Развинтить, чтобы узнать: рефлексия о методе
В совершенно ином ключе, но тоже обращаясь к тому, что требует взгляда внутрь, зарифмовались две постановки, закрывающие Open Look. Только это взгляд не внутрь личности или на динамику отношений, а изучение устройства формального хореографического метода. Для обоих спектаклей эта тема, скорее, побочная, возникающая помимо воли автора. Тем интереснее наблюдать подобные связи в одной программе и даже в одном вечере.
Речь о спектаклях «Бар.Око» хореографа Лоранда Закара — одной из недавних премьер Театра современного танца «Каннон Данс», который через общих руководителей связан с Open Look, и TUÉ — маленьком номере Марко Геке. Его в качестве юбилейного подарка фестивалю исполнила Лилит Акопян, армянско-немецкая танцовщица и хореограф, которая сотрудничала с Геке в Ганноверском балете.

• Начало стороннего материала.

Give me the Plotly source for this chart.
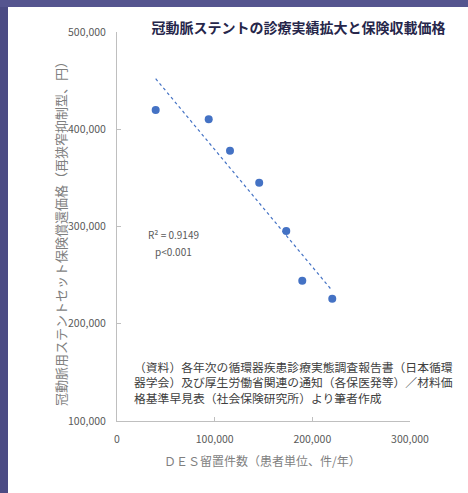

«Бар.Око», как несложно догадаться по названию, имеет отношение к одному из самых притягательных, цитируемых и влиятельных больших стилей в искусстве — барокко. Закар использовал музыку этого периода: от популярных «Галантных Индий» до нерастиражированных Марена Маре и Луиджи Боккерини. Каждой композиции соответствует маленький с наметками сюжета номер.
Здесь нет истории, как, например, в легендарном «Парке». Собирают спектакль авторская интонация и стремление иронически, с современной оптикой стилизовать привлекательную игривость, жеманность, галантность барочного искусства. На примере «Бар.Око» можно поразмышлять, о том, что должно остаться от стиля или направления, чтобы отсылка безусловно читалась. Закару хватает музыки, узнаваемой мелодики и специфического телесного апломба. Он не имитирует барочный танец, не пытается играть в реконструкцию, и в то же время в чуть утрированно вьющихся руках, горделивых и слегка изогнутых шее и корпусе, оттянутых, как у фарфоровой пастушки, присогнутых ногах явно узнается S-образный, похожий на прихотливую складку барочный силуэт. Из этого очень органично вырастает современная хореография вроде минутного нижнего брейка. «Бар.Око» показывает, как в сегодняшнее — эмоциональное, эстетическое, танцевальное — может влиться нечто старинное и, с одной стороны, оставить свой след, полный очарования и флера нездешнести, а с другой — превратиться в актуальный язык, на котором можно говорить — или в этом случае двигаться — о любых вещах.
TUÉ Геке тоже не заявлен как путешествие в метод, авторскую манеру, но из-за концентрированной формы работает именно так. Номер идет всего восемь минут, и за это время можно увидеть все характерные приемы хореографа. Начинается действие со знаменитого, узнаваемого скоростного дрожания: кисть и пальцы Лилит Акопян вибрируют, как крылья колибри. За ними следуют угловатые, словно ломающиеся на ходу руки, периодически вваливающаяся грудная клетка, нервные мелкие подергивания головой, будто человек пытается избавиться от назойливого кусачего насекомого. Легко опознаваемая, растиражированная невротическая пластика, подпись Геке-постановщика, соседствует с размеренными, величавыми жестами — остро натянутыми ногами, прямым, как палка, позвоночником, руками, которые элегантно, как большие мощные крылья, взмахивают — и стирает ощущение дерганости, дрожания фигуры. Необыкновенно хороша в TUÉ и артистка. Лилит Акопян — сухой, жилистой, болезненно-тонкой и грациозной, сильной — физически идет танцевать, переключаясь между разными пластическими регистрами, то скрючиваясь, то замирая в горделивой стойке. Благодаря физической форме исполнительницы, концентрации хореографических идей в TUÉ происходит много событий. Изнутри номер ощущается как стандартная 20–30-минутная одноактовка, так в нем спрессованы движения. Номер можно назвать энциклопедией Марко Геке и одновременно инструкцией, за что его стоит любить. Хороший подарок фестивалю, который 25 лет ищет определение и воплощение современного танца, стремясь постоянно показывать новые лица и знакомить зрителей с хореографическими языками, которые те пока не встречали.